* Begin DATASET EXTRACT *

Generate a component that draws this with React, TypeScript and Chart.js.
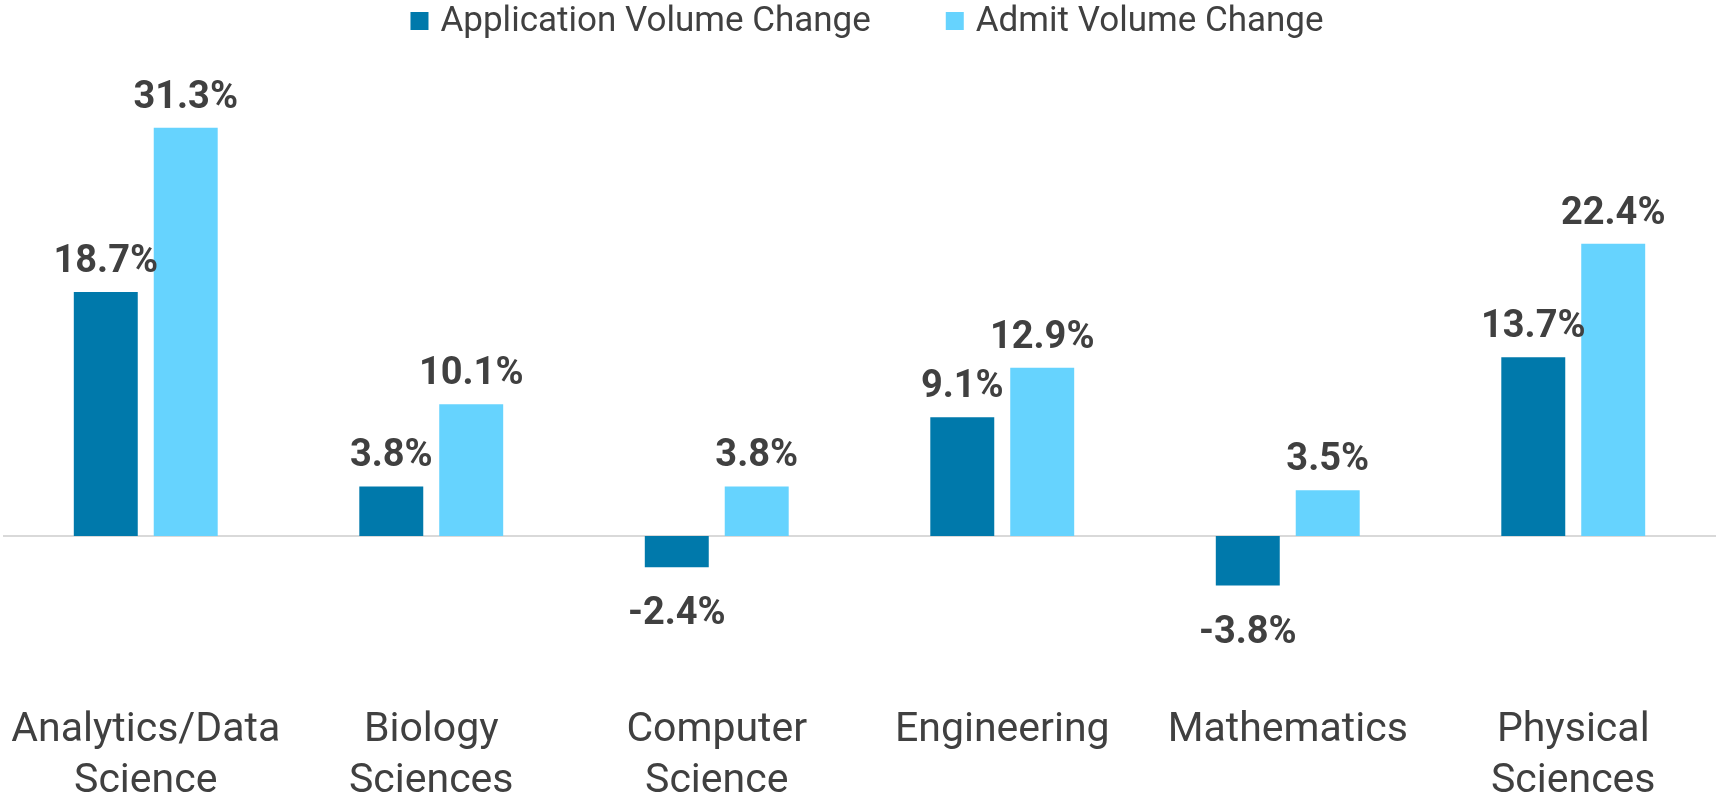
import React, { useEffect, useRef } from "react";
import { Chart, registerables } from "chart.js";

Chart.register(...registerables);

const categories: string[][] = [
  ["Analytics/Data", "Science"],
  ["Biology", "Sciences"],
  ["Computer", "Science"],
  ["Engineering"],
  ["Mathematics"],
  ["Physical", "Sciences"],
];
const applicationChange = [18.7, 3.8, -2.4, 9.1, -3.8, 13.7];
const admitChange = [31.3, 10.1, 3.8, 12.9, 3.5, 22.4];
const seriesNames = ["Application Volume Change", "Admit Volume Change"];
const seriesColors = ["#0079AB", "#66D3FE"];

const TEXT = "#404040";
const FONT = "Roboto, 'Noto Sans', sans-serif";

const labelPlugin = {
  id: "valueLabels",
  afterDatasetsDraw(chart: any) {
    const ctx = chart.ctx;
    ctx.save();
    ctx.font = `bold 38px ${FONT}`;
    ctx.fillStyle = TEXT;
    ctx.textAlign = "center";
    ctx.textBaseline = "alphabetic";
    chart.data.datasets.forEach((ds: any, di: number) => {
      const meta = chart.getDatasetMeta(di);
      meta.data.forEach((el: any, i: number) => {
        const v = ds.data[i];
        const txt = v.toFixed(1) + "%";
        const y = v >= 0 ? el.y - 20 : el.y + 57;
        ctx.fillText(txt, el.x, y);
      });
    });
    ctx.restore();
  },
};

const legendPlugin = {
  id: "customLegend",
  afterDraw(chart: any) {
    const ctx = chart.ctx;
    ctx.save();
    ctx.font = `35px ${FONT}`;
    ctx.textBaseline = "middle";
    ctx.textAlign = "left";
    const box = 18;
    const gapText = 12;
    const gapItem = 75;
    const items = chart.data.datasets.map((ds: any) => ({
      label: ds.label as string,
      color: ds.backgroundColor as string,
      w: ctx.measureText(ds.label).width,
    }));
    const total = items.reduce((s: number, it: any) => s + box + gapText + it.w, 0) + gapItem * (items.length - 1);
    let x = 867 - total / 2;
    const cy = 21;
    items.forEach((it: any) => {
      ctx.fillStyle = it.color;
      ctx.fillRect(x, cy - box / 2, box, box);
      ctx.fillStyle = TEXT;
      ctx.fillText(it.label, x + box + gapText, cy + 1);
      x += box + gapText + it.w + gapItem;
    });
    ctx.restore();
  },
};

export default function App() {
  const ref = useRef<HTMLCanvasElement | null>(null);
  useEffect(() => {
    if (!ref.current) return;
    const chart = new Chart(ref.current, {
      type: "bar",
      data: {
        labels: categories,
        datasets: [
          {
            label: seriesNames[0],
            data: applicationChange,
            backgroundColor: seriesColors[0],
            barPercentage: 0.8,
            categoryPercentage: 0.56,
          },
          {
            label: seriesNames[1],
            data: admitChange,
            backgroundColor: seriesColors[1],
            barPercentage: 0.8,
            categoryPercentage: 0.56,
          },
        ],
      },
      options: {
        responsive: false,
        maintainAspectRatio: false,
        animation: false,
        layout: { padding: { top: 60, left: 3, right: 0, bottom: 0 } },
        plugins: {
          legend: { display: false },
          tooltip: { enabled: false },
        },
        scales: {
          x: {
            grid: { display: false, drawTicks: false },
            border: { display: false },
            ticks: {
              color: TEXT,
              font: { family: FONT, size: 41, lineHeight: 1.25 },
              padding: 66,
              maxRotation: 0,
              autoSkip: false,
            },
            afterFit: (scale: any) => {
              scale.height = 154;
              scale.paddingLeft = 0;
              scale.paddingRight = 0;
            },
          },
          y: {
            min: -7.9,
            max: 36.5,
            display: true,
            border: { display: false },
            ticks: { display: false, stepSize: 0.1 },
            grid: {
              drawTicks: false,
              lineWidth: 2,
              color: (c: any) => (c.tick && Math.abs(c.tick.value) < 1e-9 ? "#D9D9D9" : "rgba(0,0,0,0)"),
            },
          },
        },
      },
      plugins: [labelPlugin, legendPlugin],
    });
    return () => chart.destroy();
  }, []);
  return (
    <div style={{ position: "fixed", left: 0, top: 0, width: 1716, height: 793, background: "#fff" }}>
      <canvas ref={ref} width={1716} height={793} style={{ display: "block", width: 1716, height: 793 }} />
    </div>
  );
}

* End DATASET EXTRACT *

**TASK TO COMPLETE**
Up to and including the line with "Chart.register(...registerables);", copy the data above from its first line. Skip pictures.

**RESPONSE TO THE TASK**
Generate a component that draws this with React, TypeScript and Chart.js.
import React, { useEffect, useRef } from "react";
import { Chart, registerables } from "chart.js";

Chart.register(...registerables);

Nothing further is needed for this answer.